Attention Is All You Need · Attention Is All You Need · 3 min read
The transformer at a glance
The transformer takes a source sentence and produces a target sentence. Internally it does this in two stages: an encoder that reads the input, and a decoder that writes the output. Both stages are built from the same repeating layer design, stacked six times each.
Input and output

The transformer was designed for sequence-to-sequence tasks. In the original paper, the task is translation: a French sentence goes in, an English sentence comes out. The encoder reads the entire source sentence at once and builds a rich internal representation of it.
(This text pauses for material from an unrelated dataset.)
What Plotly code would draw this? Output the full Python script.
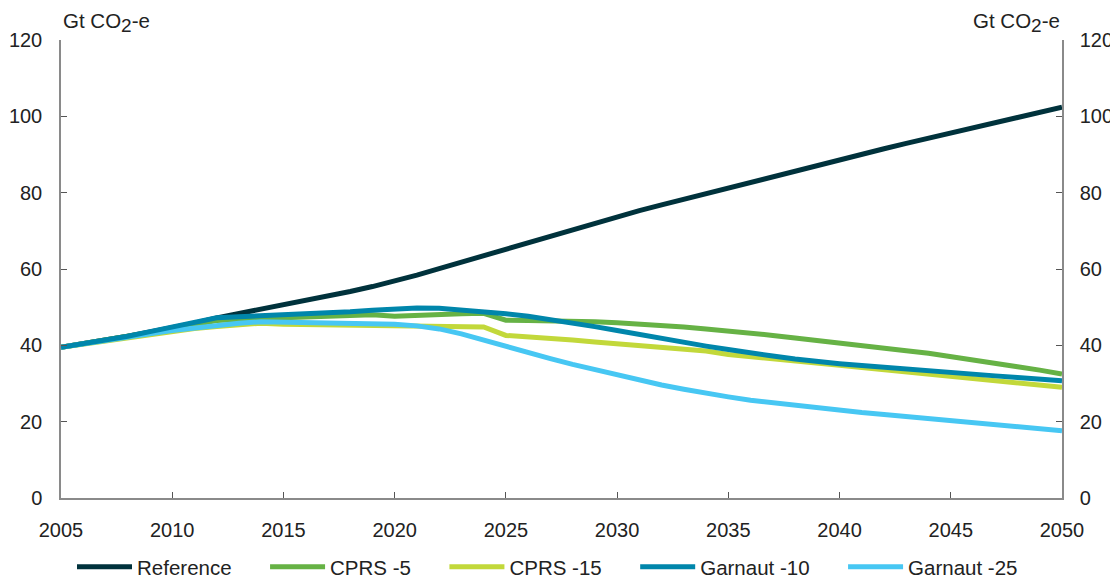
import plotly.graph_objects as go

years = list(range(2005, 2051))

reference = [39.5, 40.4, 41.4, 42.4, 43.5, 44.6, 45.8, 47.2, 48.3, 49.4,
             50.5, 51.7, 52.9, 54.1, 55.4, 56.8, 58.4, 60.1, 61.8, 63.6,
             65.3, 67.0, 68.8, 70.5, 72.2, 73.8, 75.3, 76.8, 78.3, 79.8,
             81.3, 82.8, 84.3, 85.8, 87.3, 88.7, 90.1, 91.5, 92.9, 94.3,
             95.6, 97.0, 98.4, 99.7, 101.1, 102.4]

cprs_5 = [39.5, 40.4, 41.4, 42.4, 43.4, 44.4, 45.5, 46.5, 46.8, 47.0,
          47.2, 47.4, 47.6, 47.8, 48.0, 47.6, 47.9, 48.1, 48.3, 48.4,
          46.6, 46.5, 46.5, 46.4, 46.2, 45.9, 45.6, 45.2, 44.8, 44.3,
          43.8, 43.2, 42.6, 41.9, 41.3, 40.7, 40.0, 39.3, 38.6, 37.9,
          37.1, 36.3, 35.4, 34.4, 33.5, 32.5]

cprs_15 = [39.5, 40.3, 41.2, 42.1, 43.0, 43.8, 44.4, 44.9, 45.4, 45.8,
           45.5, 45.4, 45.3, 45.2, 45.1, 45.0, 44.9, 44.9, 44.8, 44.8,
           42.6, 42.3, 42.0, 41.4, 40.9, 40.4, 40.0, 39.5, 39.0, 38.5,
           37.6, 37.1, 36.5, 35.9, 35.3, 34.8, 34.2, 33.6, 33.0, 32.5,
           31.9, 31.4, 30.8, 30.2, 29.6, 29.0]

garnaut_10 = [39.5, 40.4, 41.4, 42.4, 43.6, 44.7, 45.9, 47.2, 47.5, 47.7,
              47.9, 48.2, 48.5, 48.8, 49.2, 49.6, 49.8, 49.7, 49.3, 48.8,
              48.3, 47.6, 46.8, 45.9, 44.9, 43.9, 42.8, 41.7, 40.7, 39.8,
              38.9, 37.9, 37.2, 36.4, 35.7, 35.2, 34.7, 34.2, 33.8, 33.3,
              32.9, 32.5, 32.0, 31.6, 31.1, 30.7]

garnaut_25 = [39.5, 40.3, 41.2, 42.1, 43.0, 43.9, 44.6, 45.3, 45.8, 46.2,
              46.1, 46.0, 45.9, 45.8, 45.7, 45.5, 45.1, 44.3, 43.0, 41.3,
              39.6, 38.0, 36.5, 35.0, 33.6, 32.2, 30.9, 29.6, 28.5, 27.4,
              26.5, 25.6, 24.9, 24.2, 23.5, 22.9, 22.4, 21.9, 21.4, 20.9,
              20.4, 19.9, 19.2, 18.7, 18.2, 17.6]

x_ticks = list(range(2005, 2051, 5))
y_ticks = list(range(0, 121, 20))
unit_label = "Gt CO<sub><span style='font-size:19px'>2</span></sub>-e"

# (name, values, colour, legend rank) in drawing order
series = [
    ("Reference", reference, "#00323C", 1),
    ("CPRS -5", cprs_5, "#66B245", 2),
    ("CPRS -15", cprs_15, "#C2D83A", 3),
    ("Garnaut -25", garnaut_25, "#47C7F3", 5),
    ("Garnaut -10", garnaut_10, "#0086AB", 4),
]

NBSP = "\u00a0"
fig = go.Figure()
for name, vals, col, rank in series:
    fig.add_trace(go.Scatter(
        x=years, y=vals, mode="lines", name=name + NBSP * 5,
        line=dict(color=col, width=5), legendrank=rank,
        hoverinfo="skip"))

# invisible trace to carry the right-hand axis
fig.add_trace(go.Scatter(x=years, y=reference, yaxis="y2", mode="lines",
                         line=dict(width=0), showlegend=False,
                         hoverinfo="skip", opacity=0))

font = dict(family="Liberation Sans, Arial, sans-serif", size=20.5, color="#222222")
tick_font = dict(family="Liberation Sans, Arial, sans-serif", size=20, color="#222222")
axis_common = dict(showgrid=False, zeroline=False, showline=True,
                   linecolor="#8a8a8a", linewidth=1.5, ticks="inside",
                   ticklen=6, tickcolor="#555555", tickwidth=1.2,
                   tickfont=tick_font, automargin=False)

fig.update_layout(
    width=1110, height=571,
    margin=dict(l=53, r=56, t=32, b=81),
    paper_bgcolor="white", plot_bgcolor="white",
    font=font,
    xaxis=dict(range=[2005, 2050], tickvals=x_ticks, ticklabelstandoff=13,
               **axis_common),
    yaxis=dict(range=[0, 120], tickvals=y_ticks, ticklabelstandoff=13,
               **axis_common),
    yaxis2=dict(range=[0, 120], tickvals=y_ticks, overlaying="y", side="right",
                ticklabelstandoff=12, **axis_common),
    legend=dict(orientation="h", x=0.5, xanchor="center",
                yref="container", y=0.021, yanchor="middle",
                font=font, itemwidth=55, traceorder="normal"),
    showlegend=True,
    annotations=[
        dict(text=unit_label, xref="paper", yref="paper", x=0, y=1,
             xanchor="left", yanchor="bottom", yshift=2, showarrow=False,
             font=font),
        dict(text=unit_label, xref="paper", yref="paper", x=1, y=1,
             xanchor="right", yanchor="bottom", yshift=2, showarrow=False,
             font=font),
    ],
)

fig.write_html("out.html")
The decoder then uses that representation to produce the output, one token at a time.
Encoder and decoder stacks

Both the encoder and the decoder are stacks of identical layers. The paper uses N = 6 layers in each stack. Every encoder layer refines the representation of the input. The final encoder layer passes its output to every decoder layer through a connection called cross-attention. The decoder also receives the target sentence as input, but shifted one position to the right, so it can only see tokens it has already produced.
What flows through

Data moves through the transformer in four steps. First, the input sentence is split into tokens (words or subwords). Second, each token is converted into a vector of numbers called an embedding, and a positional signal is added so the model knows the order of tokens. Third, these vectors pass through the attention layers, where each token gathers information from all other tokens. Fourth, the decoder produces a probability distribution over the vocabulary at each position, and the highest-probability token is selected as the next output word.